To model the interevent times in the Groningen field we write the Gamma scale parameter as a function of (time-varying) local covariates. The candidate covariates are presented in Table S1. Maximum-likelihood estimates of the parameters for different models, based on subsets of these candidate covariates, are implemented using statistical software [R]64. Subsequently, Akaike’s information criteria (AIC) are used to select the best model while preventing overfitting. More details on the model selection can be found in Supplemental text S2. Details on the validation of the model are presented in Supplemental text S3.

Simulation

To simulate past-event catalogs based on the final model we rely on the survival-analysis relation \(F(u)=1-\exp {\left( -H(u)\right) }\).

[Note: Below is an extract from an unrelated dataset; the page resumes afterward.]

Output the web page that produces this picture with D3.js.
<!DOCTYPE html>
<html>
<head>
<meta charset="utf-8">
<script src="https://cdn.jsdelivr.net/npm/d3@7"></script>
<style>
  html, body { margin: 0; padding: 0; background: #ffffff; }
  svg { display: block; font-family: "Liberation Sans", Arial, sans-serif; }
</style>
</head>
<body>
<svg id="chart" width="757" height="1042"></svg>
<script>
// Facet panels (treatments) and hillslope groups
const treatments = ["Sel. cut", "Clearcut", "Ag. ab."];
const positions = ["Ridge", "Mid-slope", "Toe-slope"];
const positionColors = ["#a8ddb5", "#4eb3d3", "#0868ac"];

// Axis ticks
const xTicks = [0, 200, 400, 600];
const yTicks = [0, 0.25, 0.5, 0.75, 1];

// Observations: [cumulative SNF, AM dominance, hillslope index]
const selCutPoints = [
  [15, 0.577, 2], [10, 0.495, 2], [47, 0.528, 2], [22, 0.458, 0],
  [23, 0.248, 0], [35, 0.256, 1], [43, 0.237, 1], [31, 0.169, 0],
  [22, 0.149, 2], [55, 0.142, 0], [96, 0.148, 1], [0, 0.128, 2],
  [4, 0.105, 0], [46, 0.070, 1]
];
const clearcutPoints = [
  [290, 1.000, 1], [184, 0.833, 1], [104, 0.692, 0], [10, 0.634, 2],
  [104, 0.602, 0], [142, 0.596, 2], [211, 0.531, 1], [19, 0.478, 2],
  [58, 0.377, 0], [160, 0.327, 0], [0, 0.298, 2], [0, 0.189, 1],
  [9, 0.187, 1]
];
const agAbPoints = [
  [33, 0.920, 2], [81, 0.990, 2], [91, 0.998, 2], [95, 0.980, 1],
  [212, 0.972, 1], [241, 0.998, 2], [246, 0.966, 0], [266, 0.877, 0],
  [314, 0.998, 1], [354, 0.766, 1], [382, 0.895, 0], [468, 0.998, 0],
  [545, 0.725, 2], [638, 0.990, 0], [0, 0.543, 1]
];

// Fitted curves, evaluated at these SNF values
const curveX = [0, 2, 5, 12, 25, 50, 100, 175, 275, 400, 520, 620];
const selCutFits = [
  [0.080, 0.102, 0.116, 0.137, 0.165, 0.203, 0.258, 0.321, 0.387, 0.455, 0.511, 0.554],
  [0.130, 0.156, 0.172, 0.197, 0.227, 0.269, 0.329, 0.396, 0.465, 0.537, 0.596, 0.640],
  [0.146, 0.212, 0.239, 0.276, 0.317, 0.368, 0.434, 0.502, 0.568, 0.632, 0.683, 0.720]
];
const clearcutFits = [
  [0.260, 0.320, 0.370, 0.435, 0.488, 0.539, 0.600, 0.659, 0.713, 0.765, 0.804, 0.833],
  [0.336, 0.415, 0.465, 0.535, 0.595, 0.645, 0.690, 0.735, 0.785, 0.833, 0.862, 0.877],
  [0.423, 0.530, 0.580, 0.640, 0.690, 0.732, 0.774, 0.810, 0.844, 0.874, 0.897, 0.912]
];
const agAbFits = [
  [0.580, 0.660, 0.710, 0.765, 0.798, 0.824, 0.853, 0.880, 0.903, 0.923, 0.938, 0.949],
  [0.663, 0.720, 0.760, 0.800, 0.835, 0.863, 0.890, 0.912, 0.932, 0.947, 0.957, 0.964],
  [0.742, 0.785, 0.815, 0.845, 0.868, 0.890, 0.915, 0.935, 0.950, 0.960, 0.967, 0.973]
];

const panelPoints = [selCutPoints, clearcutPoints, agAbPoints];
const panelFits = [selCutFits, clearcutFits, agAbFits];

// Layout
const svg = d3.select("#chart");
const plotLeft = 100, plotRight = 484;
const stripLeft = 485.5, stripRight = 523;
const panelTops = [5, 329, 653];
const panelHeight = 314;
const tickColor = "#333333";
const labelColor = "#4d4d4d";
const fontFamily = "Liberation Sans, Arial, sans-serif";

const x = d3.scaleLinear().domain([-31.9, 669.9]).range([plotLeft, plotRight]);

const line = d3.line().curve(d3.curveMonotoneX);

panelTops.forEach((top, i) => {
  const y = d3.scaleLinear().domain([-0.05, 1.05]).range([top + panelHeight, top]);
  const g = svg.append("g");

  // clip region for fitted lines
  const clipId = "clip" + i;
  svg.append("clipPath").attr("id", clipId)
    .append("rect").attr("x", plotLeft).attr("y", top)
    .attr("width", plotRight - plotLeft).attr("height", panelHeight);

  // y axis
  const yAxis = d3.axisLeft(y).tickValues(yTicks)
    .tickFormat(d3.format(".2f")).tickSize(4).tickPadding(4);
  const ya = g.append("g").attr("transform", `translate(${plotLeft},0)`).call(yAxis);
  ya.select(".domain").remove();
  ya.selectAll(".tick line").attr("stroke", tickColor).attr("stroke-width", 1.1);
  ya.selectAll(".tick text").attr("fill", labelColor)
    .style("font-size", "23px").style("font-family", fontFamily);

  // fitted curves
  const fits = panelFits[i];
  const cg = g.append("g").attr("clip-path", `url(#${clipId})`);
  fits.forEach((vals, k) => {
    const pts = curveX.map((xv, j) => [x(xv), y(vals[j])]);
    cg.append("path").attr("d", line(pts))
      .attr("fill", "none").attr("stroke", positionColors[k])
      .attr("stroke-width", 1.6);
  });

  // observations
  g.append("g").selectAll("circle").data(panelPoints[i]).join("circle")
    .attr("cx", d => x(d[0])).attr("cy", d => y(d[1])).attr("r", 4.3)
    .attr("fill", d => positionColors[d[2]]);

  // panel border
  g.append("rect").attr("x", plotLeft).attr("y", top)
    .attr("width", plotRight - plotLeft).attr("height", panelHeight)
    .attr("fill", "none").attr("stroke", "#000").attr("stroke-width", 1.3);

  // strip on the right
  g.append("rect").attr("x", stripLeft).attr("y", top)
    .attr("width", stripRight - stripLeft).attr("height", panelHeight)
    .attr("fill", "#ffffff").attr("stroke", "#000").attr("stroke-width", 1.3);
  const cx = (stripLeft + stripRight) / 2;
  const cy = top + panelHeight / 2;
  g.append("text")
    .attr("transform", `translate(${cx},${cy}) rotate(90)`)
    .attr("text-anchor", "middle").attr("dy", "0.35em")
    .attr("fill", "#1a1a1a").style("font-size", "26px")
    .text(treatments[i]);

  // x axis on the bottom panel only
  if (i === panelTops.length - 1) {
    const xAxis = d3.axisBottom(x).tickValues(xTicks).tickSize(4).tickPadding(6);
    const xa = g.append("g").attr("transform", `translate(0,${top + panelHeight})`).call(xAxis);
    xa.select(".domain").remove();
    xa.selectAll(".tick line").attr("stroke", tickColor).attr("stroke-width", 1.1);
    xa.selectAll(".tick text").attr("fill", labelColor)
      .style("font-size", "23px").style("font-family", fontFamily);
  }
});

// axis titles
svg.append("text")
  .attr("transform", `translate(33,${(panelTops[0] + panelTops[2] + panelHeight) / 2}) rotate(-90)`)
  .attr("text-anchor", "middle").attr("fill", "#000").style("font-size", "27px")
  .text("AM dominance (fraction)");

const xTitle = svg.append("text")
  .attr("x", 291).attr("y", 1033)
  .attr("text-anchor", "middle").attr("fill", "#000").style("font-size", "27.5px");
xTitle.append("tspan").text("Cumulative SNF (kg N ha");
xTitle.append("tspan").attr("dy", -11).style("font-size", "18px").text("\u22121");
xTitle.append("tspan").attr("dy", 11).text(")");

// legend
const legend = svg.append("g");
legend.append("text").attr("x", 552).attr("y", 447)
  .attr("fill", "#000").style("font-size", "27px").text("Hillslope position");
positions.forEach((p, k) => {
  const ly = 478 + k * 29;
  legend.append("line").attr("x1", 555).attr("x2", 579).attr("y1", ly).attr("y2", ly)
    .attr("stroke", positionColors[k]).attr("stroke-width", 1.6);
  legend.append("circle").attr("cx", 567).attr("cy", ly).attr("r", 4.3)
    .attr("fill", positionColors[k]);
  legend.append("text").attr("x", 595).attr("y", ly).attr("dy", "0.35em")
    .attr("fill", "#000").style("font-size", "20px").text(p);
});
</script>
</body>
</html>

In general a random variable with cumulative distribution function (cdf) F is generated by drawing a realization of a Uniform [0, 1] random variable V and evaluating the inverse cdf at this V, \(F^{-1}(V)\). Equivalently, one could evaluate the survival function, \(S=1-F\), at the random V. Our Gamma IAFT model defines the hazard rate, the integrated hazard H(u), and thus the cdf. More details are presented in Supplemental texts S3 and S5.